--- Start Given information ---

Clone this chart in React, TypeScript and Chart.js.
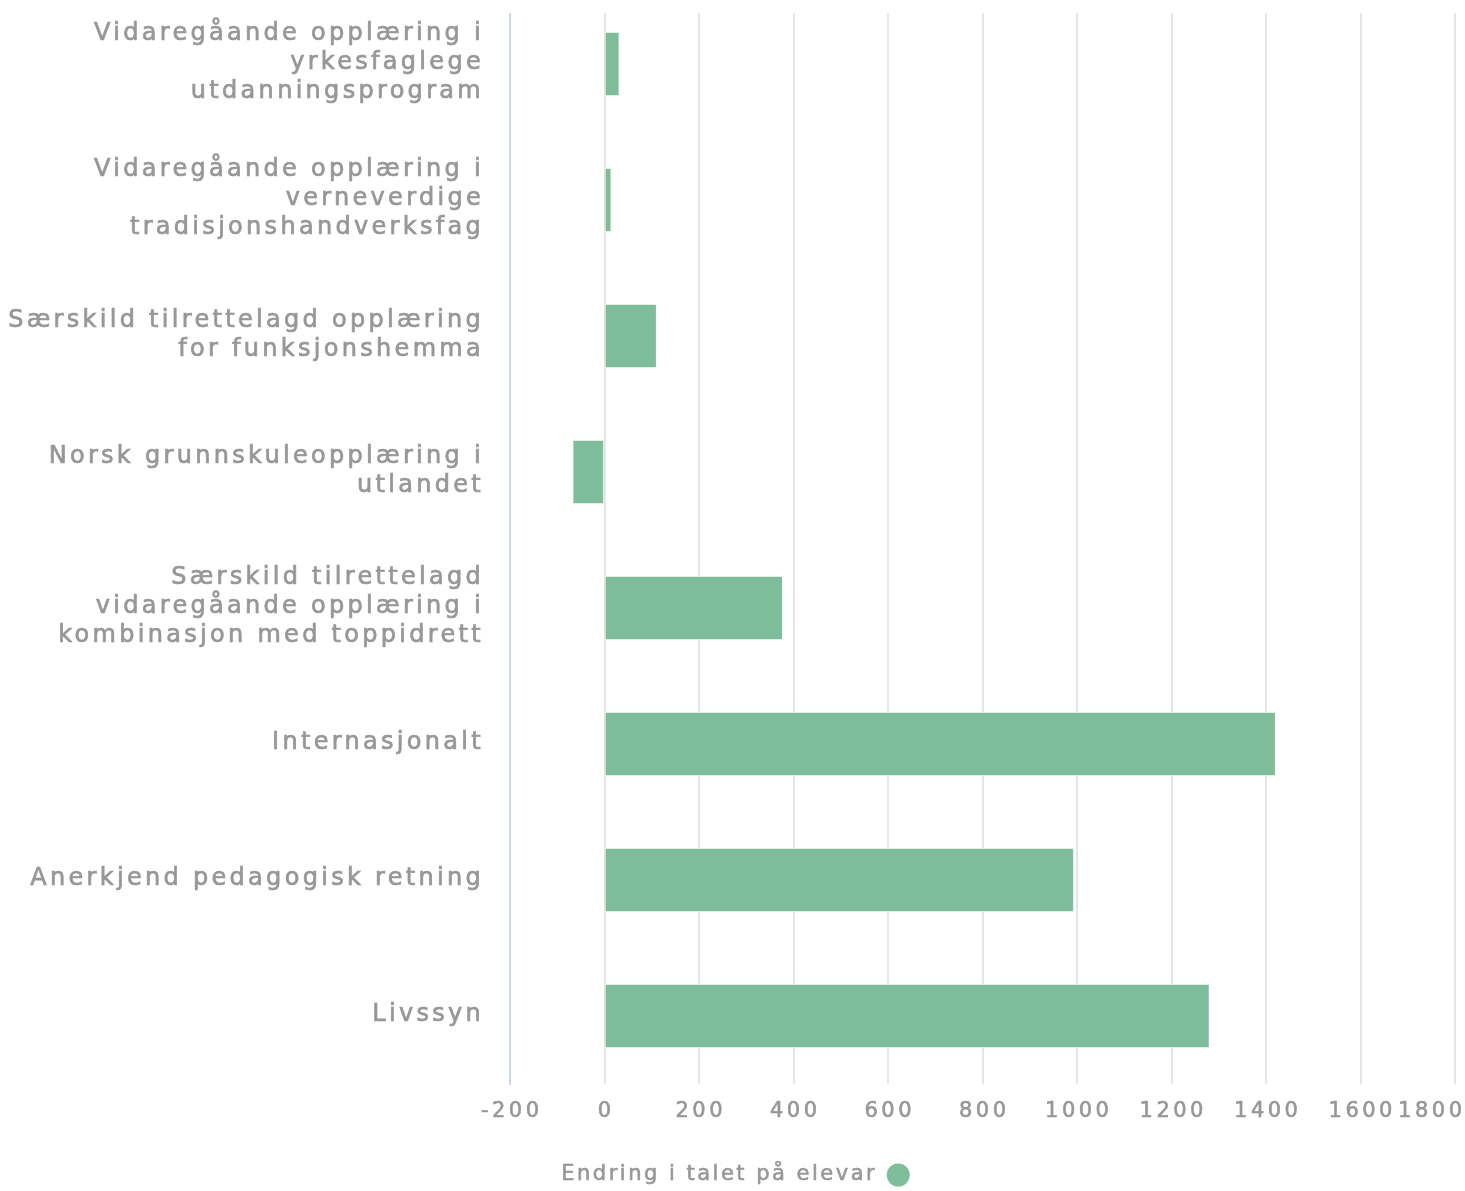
import { useEffect, useRef } from 'react';
import { Chart, registerables } from 'chart.js';

Chart.register(...registerables);

const categories: string[][] = [
  ['Vidaregåande opplæring i', 'yrkesfaglege', 'utdanningsprogram'],
  ['Vidaregåande opplæring i', 'verneverdige', 'tradisjonshandverksfag'],
  ['Særskild tilrettelagd opplæring', 'for funksjonshemma'],
  ['Norsk grunnskuleopplæring i', 'utlandet'],
  ['Særskild tilrettelagd', 'vidaregåande opplæring i', 'kombinasjon med toppidrett'],
  ['Internasjonalt'],
  ['Anerkjend pedagogisk retning'],
  ['Livssyn'],
];

const seriesName = 'Endring i talet på elevar';
const seriesValues = [32, 15, 111, -68, 378, 1421, 994, 1281];

const xTickValues = [-200, 0, 200, 400, 600, 800, 1000, 1200, 1400, 1600, 1800];
const xTickLabels = ['-200', '0', '200', '400', '600', '800', '1000', '1200', '1400', '1600', '1800'];

const FONT = '"DejaVu Sans", Verdana, sans-serif';
const BAR = '#7fbe9b';
const TEXT = '#979797';
const Y_SPACING = 3.3;
const X_SPACING = 3.5;
const LEG_SPACING = 2.5;

const customPlugin = {
  id: 'customLook',
  beforeUpdate(chart: any) {
    chart.ctx.letterSpacing = Y_SPACING + 'px';
  },
  afterLayout(chart: any) {
    const y = chart.scales.y;
    const area = chart.chartArea;
    const newTop = area.top - 4;
    area.top = newTop;
    area.height = area.bottom - newTop;
    y.top = newTop;
    y.height = y.bottom - newTop;
    y.configure();
  },
  beforeDraw(chart: any) {
    chart.ctx.letterSpacing = Y_SPACING + 'px';
  },
  beforeDatasetsDraw(chart: any) {
    const { ctx, chartArea } = chart;
    if (chartArea.top < 13) {
      ctx.save();
      ctx.fillStyle = '#ffffff';
      ctx.fillRect(chartArea.left - 3, chartArea.top - 2, chartArea.right - chartArea.left + 8, 13 - chartArea.top + 2);
      ctx.restore();
    }
  },
  afterDraw(chart: any) {
    const ctx = chart.ctx;
    const xs = chart.scales.x;
    ctx.save();
    ctx.font = `21px ${FONT}`;
    ctx.fillStyle = TEXT;
    ctx.strokeStyle = TEXT;
    ctx.lineWidth = 0.6;
    ctx.lineJoin = 'round';
    ctx.textBaseline = 'middle';
    ctx.textAlign = 'left';
    // x tick labels
    ctx.letterSpacing = X_SPACING + 'px';
    const ty = chart.chartArea.bottom + 28;
    xs.ticks.forEach((t: any, i: number) => {
      const label = xTickLabels[i] ?? String(t.value);
      const x = xs.getPixelForValue(t.value);
      const w = ctx.measureText(label).width - X_SPACING;
      let left = x - w / 2;
      if (left + w > chart.width - 3) left = chart.width - 3 - w;
      ctx.strokeText(label, left, ty);
      ctx.fillText(label, left, ty);
    });
    // legend
    ctx.letterSpacing = LEG_SPACING + 'px';
    const name = chart.data.datasets[0].label;
    const tw = ctx.measureText(name).width - LEG_SPACING;
    const r = 11.5;
    const gap = 12;
    const total = tw + gap + 2 * r;
    const sx = chart.width / 2 - total / 2 + 3;
    const cy = xs.bottom + 41;
    ctx.strokeText(name, sx, cy);
    ctx.fillText(name, sx, cy);
    ctx.beginPath();
    ctx.arc(sx + tw + gap + r, cy, r, 0, Math.PI * 2);
    ctx.fillStyle = chart.data.datasets[0].backgroundColor;
    ctx.fill();
    ctx.restore();
  },
};

export default function App() {
  const ref = useRef<HTMLCanvasElement>(null);
  useEffect(() => {
    document.body.style.margin = '0';
    const chart = new Chart(ref.current as HTMLCanvasElement, {
      type: 'bar',
      data: {
        labels: categories,
        datasets: [
          {
            label: seriesName,
            data: seriesValues,
            backgroundColor: BAR,
            borderColor: '#ffffff',
            borderWidth: 1,
            barPercentage: 0.475,
            categoryPercentage: 1,
          },
        ],
      },
      options: {
        indexAxis: 'y',
        responsive: false,
        animation: false,
        layout: { padding: { top: 0, right: 10, bottom: 57, left: 0 } },
        plugins: {
          legend: { display: false },
          tooltip: { enabled: false },
        },
        scales: {
          x: {
            type: 'linear',
            min: -200,
            max: 1800,
            afterBuildTicks: (s: any) => {
              s.ticks = xTickValues.map((v) => ({ value: v }));
            },
            ticks: { display: false },
            grid: {
              color: (c: any) => (c.tick && c.tick.value === -200 ? 'rgba(0,0,0,0)' : '#e6e6e6'),
              lineWidth: 2,
              drawTicks: false,
            },
            border: { display: false },
            afterFit: (s: any) => {
              s.height = 50;
              s.paddingLeft = 0;
              s.paddingRight = 0;
            },
          },
          y: {
            ticks: {
              font: { family: FONT, size: 24, lineHeight: '29px' },
              color: TEXT,
              padding: 26,
              labelOffset: -1,
              textStrokeColor: TEXT,
              textStrokeWidth: 0.7,
            },
            grid: { display: false, drawTicks: false },
            border: { display: true, color: '#ccd6eb', width: 2 },
            afterFit: (s: any) => {
              s.width = 510;
              s.paddingTop = 0;
              s.paddingBottom = 0;
            },
          },
        },
      },
      plugins: [customPlugin],
    } as any);
    return () => chart.destroy();
  }, []);
  return (
    <div style={{ width: 1465, height: 1191 }}>
      <canvas ref={ref} width={1465} height={1191} style={{ display: 'block' }} />
    </div>
  );
}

--- End Given information ---

• [What is required]: Transcribe the preceding listing in its entirety and with exact wording, leaving out pictures.

• [Solution to the problem]:
Clone this chart in React, TypeScript and Chart.js.
import { useEffect, useRef } from 'react';
import { Chart, registerables } from 'chart.js';

Chart.register(...registerables);

const categories: string[][] = [
  ['Vidaregåande opplæring i', 'yrkesfaglege', 'utdanningsprogram'],
  ['Vidaregåande opplæring i', 'verneverdige', 'tradisjonshandverksfag'],
  ['Særskild tilrettelagd opplæring', 'for funksjonshemma'],
  ['Norsk grunnskuleopplæring i', 'utlandet'],
  ['Særskild tilrettelagd', 'vidaregåande opplæring i', 'kombinasjon med toppidrett'],
  ['Internasjonalt'],
  ['Anerkjend pedagogisk retning'],
  ['Livssyn'],
];

const seriesName = 'Endring i talet på elevar';
const seriesValues = [32, 15, 111, -68, 378, 1421, 994, 1281];

const xTickValues = [-200, 0, 200, 400, 600, 800, 1000, 1200, 1400, 1600, 1800];
const xTickLabels = ['-200', '0', '200', '400', '600', '800', '1000', '1200', '1400', '1600', '1800'];

const FONT = '"DejaVu Sans", Verdana, sans-serif';
const BAR = '#7fbe9b';
const TEXT = '#979797';
const Y_SPACING = 3.3;
const X_SPACING = 3.5;
const LEG_SPACING = 2.5;

const customPlugin = {
  id: 'customLook',
  beforeUpdate(chart: any) {
    chart.ctx.letterSpacing = Y_SPACING + 'px';
  },
  afterLayout(chart: any) {
    const y = chart.scales.y;
    const area = chart.chartArea;
    const newTop = area.top - 4;
    area.top = newTop;
    area.height = area.bottom - newTop;
    y.top = newTop;
    y.height = y.bottom - newTop;
    y.configure();
  },
  beforeDraw(chart: any) {
    chart.ctx.letterSpacing = Y_SPACING + 'px';
  },
  beforeDatasetsDraw(chart: any) {
    const { ctx, chartArea } = chart;
    if (chartArea.top < 13) {
      ctx.save();
      ctx.fillStyle = '#ffffff';
      ctx.fillRect(chartArea.left - 3, chartArea.top - 2, chartArea.right - chartArea.left + 8, 13 - chartArea.top + 2);
      ctx.restore();
    }
  },
  afterDraw(chart: any) {
    const ctx = chart.ctx;
    const xs = chart.scales.x;
    ctx.save();
    ctx.font = `21px ${FONT}`;
    ctx.fillStyle = TEXT;
    ctx.strokeStyle = TEXT;
    ctx.lineWidth = 0.6;
    ctx.lineJoin = 'round';
    ctx.textBaseline = 'middle';
    ctx.textAlign = 'left';
    // x tick labels
    ctx.letterSpacing = X_SPACING + 'px';
    const ty = chart.chartArea.bottom + 28;
    xs.ticks.forEach((t: any, i: number) => {
      const label = xTickLabels[i] ?? String(t.value);
      const x = xs.getPixelForValue(t.value);
      const w = ctx.measureText(label).width - X_SPACING;
      let left = x - w / 2;
      if (left + w > chart.width - 3) left = chart.width - 3 - w;
      ctx.strokeText(label, left, ty);
      ctx.fillText(label, left, ty);
    });
    // legend
    ctx.letterSpacing = LEG_SPACING + 'px';
    const name = chart.data.datasets[0].label;
    const tw = ctx.measureText(name).width - LEG_SPACING;
    const r = 11.5;
    const gap = 12;
    const total = tw + gap + 2 * r;
    const sx = chart.width / 2 - total / 2 + 3;
    const cy = xs.bottom + 41;
    ctx.strokeText(name, sx, cy);
    ctx.fillText(name, sx, cy);
    ctx.beginPath();
    ctx.arc(sx + tw + gap + r, cy, r, 0, Math.PI * 2);
    ctx.fillStyle = chart.data.datasets[0].backgroundColor;
    ctx.fill();
    ctx.restore();
  },
};

export default function App() {
  const ref = useRef<HTMLCanvasElement>(null);
  useEffect(() => {
    document.body.style.margin = '0';
    const chart = new Chart(ref.current as HTMLCanvasElement, {
      type: 'bar',
      data: {
        labels: categories,
        datasets: [
          {
            label: seriesName,
            data: seriesValues,
            backgroundColor: BAR,
            borderColor: '#ffffff',
            borderWidth: 1,
            barPercentage: 0.475,
            categoryPercentage: 1,
          },
        ],
      },
      options: {
        indexAxis: 'y',
        responsive: false,
        animation: false,
        layout: { padding: { top: 0, right: 10, bottom: 57, left: 0 } },
        plugins: {
          legend: { display: false },
          tooltip: { enabled: false },
        },
        scales: {
          x: {
            type: 'linear',
            min: -200,
            max: 1800,
            afterBuildTicks: (s: any) => {
              s.ticks = xTickValues.map((v) => ({ value: v }));
            },
            ticks: { display: false },
            grid: {
              color: (c: any) => (c.tick && c.tick.value === -200 ? 'rgba(0,0,0,0)' : '#e6e6e6'),
              lineWidth: 2,
              drawTicks: false,
            },
            border: { display: false },
            afterFit: (s: any) => {
              s.height = 50;
              s.paddingLeft = 0;
              s.paddingRight = 0;
            },
          },
          y: {
            ticks: {
              font: { family: FONT, size: 24, lineHeight: '29px' },
              color: TEXT,
              padding: 26,
              labelOffset: -1,
              textStrokeColor: TEXT,
              textStrokeWidth: 0.7,
            },
            grid: { display: false, drawTicks: false },
            border: { display: true, color: '#ccd6eb', width: 2 },
            afterFit: (s: any) => {
              s.width = 510;
              s.paddingTop = 0;
              s.paddingBottom = 0;
            },
          },
        },
      },
      plugins: [customPlugin],
    } as any);
    return () => chart.destroy();
  }, []);
  return (
    <div style={{ width: 1465, height: 1191 }}>
      <canvas ref={ref} width={1465} height={1191} style={{ display: 'block' }} />
    </div>
  );
}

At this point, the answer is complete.